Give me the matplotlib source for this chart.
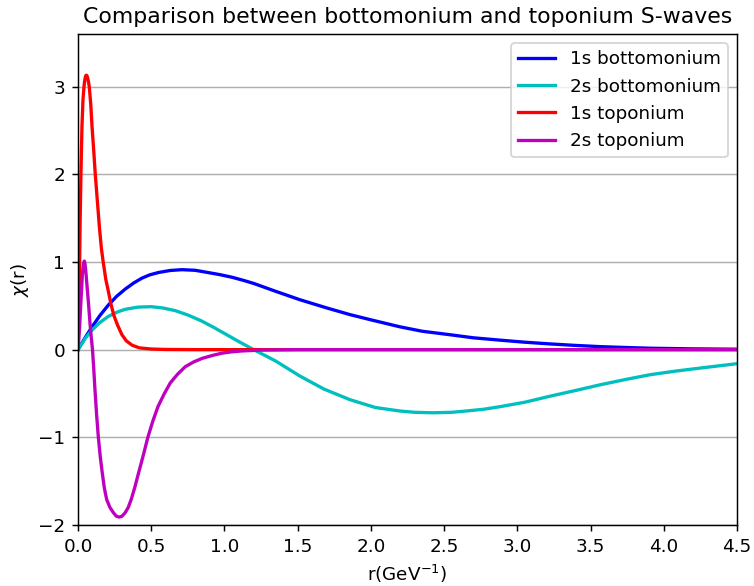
import matplotlib
matplotlib.use("Agg")
import matplotlib.pyplot as plt

# 1s bottomonium
r_1s_b = [0.0, 0.05, 0.094, 0.15, 0.208, 0.265, 0.322, 0.38, 0.436, 0.49, 0.55, 0.63, 0.71,
          0.8, 0.893, 0.97, 1.053, 1.13, 1.2, 1.35, 1.514, 1.7, 1.856, 2.0, 2.199, 2.35,
          2.541, 2.7, 2.884, 3.05, 3.226, 3.4, 3.568, 3.75, 3.91, 4.2, 4.5]
v_1s_b = [0.0, 0.14, 0.255, 0.39, 0.51, 0.61, 0.69, 0.76, 0.815, 0.853, 0.88, 0.903, 0.912,
          0.905, 0.878, 0.855, 0.825, 0.79, 0.755, 0.665, 0.57, 0.475, 0.40, 0.34, 0.26, 0.21,
          0.17, 0.135, 0.108, 0.085, 0.065, 0.048, 0.034, 0.024, 0.016, 0.009, 0.005]

# 2s bottomonium
r_2s_b = [0.0, 0.05, 0.094, 0.15, 0.208, 0.27, 0.322, 0.41, 0.5, 0.58, 0.664, 0.75, 0.84,
          0.92, 1.005, 1.1, 1.2, 1.35, 1.514, 1.68, 1.856, 2.03, 2.199, 2.3, 2.427, 2.55,
          2.65, 2.77, 2.884, 3.05, 3.226, 3.4, 3.568, 3.74, 3.91, 4.08, 4.25, 4.5]
v_2s_b = [0.0, 0.13, 0.22, 0.31, 0.38, 0.43, 0.46, 0.485, 0.49, 0.475, 0.445, 0.395, 0.33,
          0.26, 0.18, 0.09, 0.0, -0.13, -0.30, -0.45, -0.57, -0.66, -0.70, -0.715, -0.72, -0.715,
          -0.70, -0.68, -0.65, -0.60, -0.53, -0.465, -0.40, -0.34, -0.285, -0.245, -0.21, -0.16]

# 1s toponium
r_1s_t = [0.0, 0.004, 0.007, 0.011, 0.014, 0.02, 0.027, 0.034, 0.041, 0.045, 0.049, 0.053,
          0.057, 0.061, 0.066, 0.071, 0.077, 0.087, 0.096, 0.107, 0.118, 0.132, 0.146, 0.16,
          0.172, 0.19, 0.208, 0.225, 0.245, 0.27, 0.3, 0.33, 0.37, 0.42, 0.5, 0.6, 0.8, 1.0,
          2.0, 3.0, 4.5]
v_1s_t = [0.0, 0.25, 0.45, 1.0, 1.4, 2.0, 2.54, 2.85, 3.0, 3.06, 3.1, 3.125, 3.13, 3.125,
          3.1, 3.06, 3.0, 2.8, 2.54, 2.28, 2.0, 1.7, 1.4, 1.15, 1.0, 0.8, 0.66, 0.52, 0.39,
          0.28, 0.17, 0.1, 0.05, 0.02, 0.007, 0.002, 0.0, 0.0, 0.0, 0.0, 0.0]

# 2s toponium
r_2s_t = [0.0, 0.006, 0.011, 0.017, 0.023, 0.03, 0.036, 0.04, 0.043, 0.047, 0.053, 0.064,
          0.073, 0.082, 0.09, 0.099, 0.108, 0.116, 0.127, 0.139, 0.152, 0.166, 0.18, 0.196,
          0.218, 0.242, 0.262, 0.281, 0.3, 0.322, 0.343, 0.363, 0.388, 0.413, 0.445, 0.477,
          0.51, 0.546, 0.59, 0.63, 0.68, 0.733, 0.79, 0.847, 0.92, 0.984, 1.05, 1.12, 1.25,
          1.5, 2.0, 3.0, 4.5]
v_2s_t = [0.0, 0.13, 0.26, 0.46, 0.64, 0.86, 0.96, 0.995, 1.01, 0.99, 0.9, 0.68, 0.5, 0.3,
          0.15, 0.0, -0.23, -0.46, -0.74, -1.0, -1.22, -1.41, -1.58, -1.71, -1.8, -1.86, -1.9,
          -1.91, -1.9, -1.86, -1.8, -1.71, -1.57, -1.41, -1.21, -1.0, -0.82, -0.65, -0.5, -0.38,
          -0.28, -0.194, -0.14, -0.1, -0.065, -0.04, -0.025, -0.015, -0.005, 0.0, 0.0, 0.0, 0.0]

labels = ["1s bottomonium", "2s bottomonium", "1s toponium", "2s toponium"]
colors = ["b", "c", "r", "m"]

DPI = 132
fig = plt.figure(figsize=(754 / DPI, 586 / DPI), dpi=DPI)
ax = fig.add_axes([78 / 754, 61 / 586, 659 / 754, 491 / 586])

series = [(r_1s_b, v_1s_b), (r_2s_b, v_2s_b), (r_1s_t, v_1s_t), (r_2s_t, v_2s_t)]
for (rr, vv), lab, col in zip(series, labels, colors):
    ax.plot(rr, vv, color=col, lw=1.8, label=lab)

ax.set_xlim(0, 4.5)
ax.set_ylim(-2, 3.6)
ax.set_yticks([-2, -1, 0, 1, 2, 3])
ax.yaxis.grid(True)
ax.set_xlabel(r"r(GeV$^{-1}$)")
ax.set_ylabel(r"$\chi$(r)")
ax.set_title("Comparison between bottomonium and toponium S-waves")
ax.legend(loc="upper right")

fig.savefig("out.png", dpi=DPI)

★ ★ ★

:: Exercise goal ::
Your task is to return the lines above, from the first one up to and including the line containing "0.016, 0.009, 0.005]", minus any pictures.

:: Answer in full ::
Give me the matplotlib source for this chart.
import matplotlib
matplotlib.use("Agg")
import matplotlib.pyplot as plt

# 1s bottomonium
r_1s_b = [0.0, 0.05, 0.094, 0.15, 0.208, 0.265, 0.322, 0.38, 0.436, 0.49, 0.55, 0.63, 0.71,
          0.8, 0.893, 0.97, 1.053, 1.13, 1.2, 1.35, 1.514, 1.7, 1.856, 2.0, 2.199, 2.35,
          2.541, 2.7, 2.884, 3.05, 3.226, 3.4, 3.568, 3.75, 3.91, 4.2, 4.5]
v_1s_b = [0.0, 0.14, 0.255, 0.39, 0.51, 0.61, 0.69, 0.76, 0.815, 0.853, 0.88, 0.903, 0.912,
          0.905, 0.878, 0.855, 0.825, 0.79, 0.755, 0.665, 0.57, 0.475, 0.40, 0.34, 0.26, 0.21,
          0.17, 0.135, 0.108, 0.085, 0.065, 0.048, 0.034, 0.024, 0.016, 0.009, 0.005]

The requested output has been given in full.